## Written exercise
Pictures do not belong in your copy. Repeat all the other data exactly.

## Supplied information
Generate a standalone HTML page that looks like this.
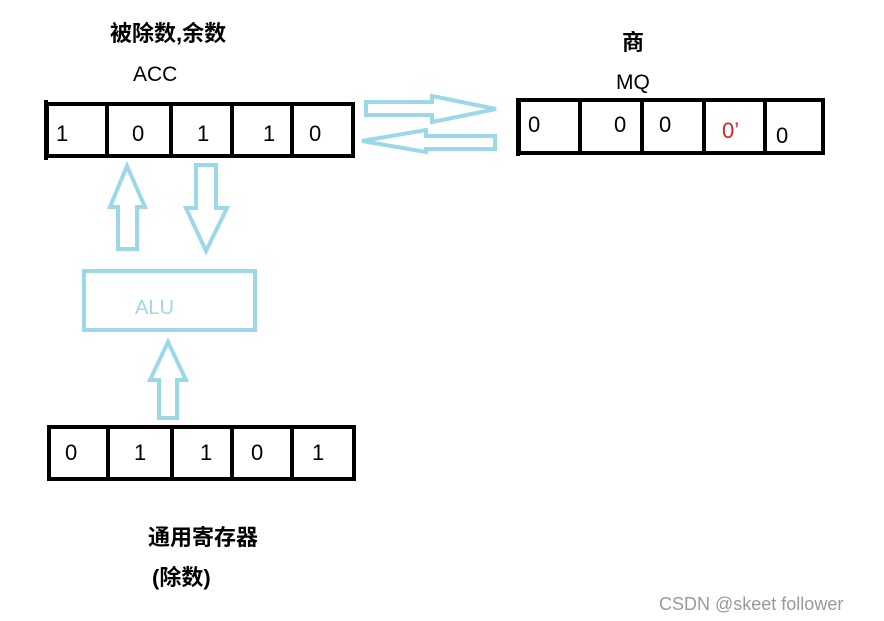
<!DOCTYPE html>
<html><head><meta charset="utf-8"><style>
html,body{margin:0;padding:0;background:#fff;width:884px;height:621px;overflow:hidden}
svg{display:block}
text{font-family:"Liberation Sans","Noto Sans CJK SC",sans-serif}
</style></head><body>
<svg width="884" height="621" viewBox="0 0 884 621" xmlns="http://www.w3.org/2000/svg">
<g font-size="22" fill="#000">
<text x="110" y="41" font-weight="bold">被除数,余数</text>
<text x="133" y="81" font-size="21">ACC</text>
<text x="622" y="50" font-weight="bold">商</text>
<text x="616" y="89" font-size="21">MQ</text>
<text x="148" y="545" font-weight="bold">通用寄存器</text>
<text x="152" y="585" font-weight="bold">(除数)</text>
</g>
<g stroke="#000" stroke-width="4" fill="none">
<rect x="47" y="104" width="306" height="52"/>
<line x1="107" y1="102" x2="107" y2="158"/>
<line x1="171" y1="102" x2="171" y2="158"/>
<line x1="232" y1="102" x2="232" y2="158"/>
<line x1="292" y1="102" x2="292" y2="158"/>
<line x1="46" y1="100" x2="46" y2="160"/>
</g>
<g font-size="22" fill="#000">
<text x="56" y="141">1</text><text x="132" y="141">0</text><text x="197" y="141">1</text><text x="263" y="141">1</text><text x="309" y="141">0</text>
</g>
<g stroke="#000" stroke-width="4" fill="none">
<rect x="519" y="100" width="304" height="53"/>
<line x1="580" y1="98" x2="580" y2="155"/>
<line x1="642" y1="98" x2="642" y2="155"/>
<line x1="704" y1="98" x2="704" y2="155"/>
<line x1="765" y1="98" x2="765" y2="155"/>
<line x1="518" y1="98" x2="518" y2="156"/>
</g>
<g font-size="22" fill="#000">
<text x="528" y="132">0</text><text x="614" y="132">0</text><text x="659" y="132">0</text><text x="722" y="138" fill="#e02020">0’</text><text x="776" y="143">0</text>
</g>
<g stroke="#000" stroke-width="4" fill="none">
<rect x="49" y="427" width="305" height="52"/>
<line x1="108" y1="425" x2="108" y2="481"/>
<line x1="172" y1="425" x2="172" y2="481"/>
<line x1="232" y1="425" x2="232" y2="481"/>
<line x1="292" y1="425" x2="292" y2="481"/>
</g>
<g font-size="22" fill="#000">
<text x="65" y="460">0</text><text x="134" y="460">1</text><text x="200" y="460">1</text><text x="251" y="460">0</text><text x="312" y="460">1</text>
</g>
<g stroke="#9dd8e8" stroke-width="4" fill="none" stroke-linejoin="miter">
<polygon points="366,102 432,102 432,96 496,109 432,122 432,115 366,115"/>
<polygon points="362,141 426,130 426,136 495,136 495,149 426,149 426,152"/>
<polygon points="127,166 145,207 137,207 137,249 118,249 118,207 110,207"/>
<polygon points="196,165 216,165 216,208 227,208 206,251 186,208 196,208"/>
<rect x="84" y="271" width="171" height="59"/>
<polygon points="168,342 186,380 177,380 177,418 159,418 159,380 150,380"/>
</g>
<text x="135" y="314" font-size="20" fill="#9dd8e8">ALU</text>
<text x="659" y="610" font-size="18" fill="#999">CSDN @skeet  follower</text>
</svg>
</body></html>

## Exercise response
Generate a standalone HTML page that looks like this.
<!DOCTYPE html>
<html><head><meta charset="utf-8"><style>
html,body{margin:0;padding:0;background:#fff;width:884px;height:621px;overflow:hidden}
svg{display:block}
text{font-family:"Liberation Sans","Noto Sans CJK SC",sans-serif}
</style></head><body>
<svg width="884" height="621" viewBox="0 0 884 621" xmlns="http://www.w3.org/2000/svg">
<g font-size="22" fill="#000">
<text x="110" y="41" font-weight="bold">被除数,余数</text>
<text x="133" y="81" font-size="21">ACC</text>
<text x="622" y="50" font-weight="bold">商</text>
<text x="616" y="89" font-size="21">MQ</text>
<text x="148" y="545" font-weight="bold">通用寄存器</text>
<text x="152" y="585" font-weight="bold">(除数)</text>
</g>
<g stroke="#000" stroke-width="4" fill="none">
<rect x="47" y="104" width="306" height="52"/>
<line x1="107" y1="102" x2="107" y2="158"/>
<line x1="171" y1="102" x2="171" y2="158"/>
<line x1="232" y1="102" x2="232" y2="158"/>
<line x1="292" y1="102" x2="292" y2="158"/>
<line x1="46" y1="100" x2="46" y2="160"/>
</g>
<g font-size="22" fill="#000">
<text x="56" y="141">1</text><text x="132" y="141">0</text><text x="197" y="141">1</text><text x="263" y="141">1</text><text x="309" y="141">0</text>
</g>
<g stroke="#000" stroke-width="4" fill="none">
<rect x="519" y="100" width="304" height="53"/>
<line x1="580" y1="98" x2="580" y2="155"/>
<line x1="642" y1="98" x2="642" y2="155"/>
<line x1="704" y1="98" x2="704" y2="155"/>
<line x1="765" y1="98" x2="765" y2="155"/>
<line x1="518" y1="98" x2="518" y2="156"/>
</g>
<g font-size="22" fill="#000">
<text x="528" y="132">0</text><text x="614" y="132">0</text><text x="659" y="132">0</text><text x="722" y="138" fill="#e02020">0’</text><text x="776" y="143">0</text>
</g>
<g stroke="#000" stroke-width="4" fill="none">
<rect x="49" y="427" width="305" height="52"/>
<line x1="108" y1="425" x2="108" y2="481"/>
<line x1="172" y1="425" x2="172" y2="481"/>
<line x1="232" y1="425" x2="232" y2="481"/>
<line x1="292" y1="425" x2="292" y2="481"/>
</g>
<g font-size="22" fill="#000">
<text x="65" y="460">0</text><text x="134" y="460">1</text><text x="200" y="460">1</text><text x="251" y="460">0</text><text x="312" y="460">1</text>
</g>
<g stroke="#9dd8e8" stroke-width="4" fill="none" stroke-linejoin="miter">
<polygon points="366,102 432,102 432,96 496,109 432,122 432,115 366,115"/>
<polygon points="362,141 426,130 426,136 495,136 495,149 426,149 426,152"/>
<polygon points="127,166 145,207 137,207 137,249 118,249 118,207 110,207"/>
<polygon points="196,165 216,165 216,208 227,208 206,251 186,208 196,208"/>
<rect x="84" y="271" width="171" height="59"/>
<polygon points="168,342 186,380 177,380 177,418 159,418 159,380 150,380"/>
</g>
<text x="135" y="314" font-size="20" fill="#9dd8e8">ALU</text>
<text x="659" y="610" font-size="18" fill="#999">CSDN @skeet  follower</text>
</svg>
</body></html>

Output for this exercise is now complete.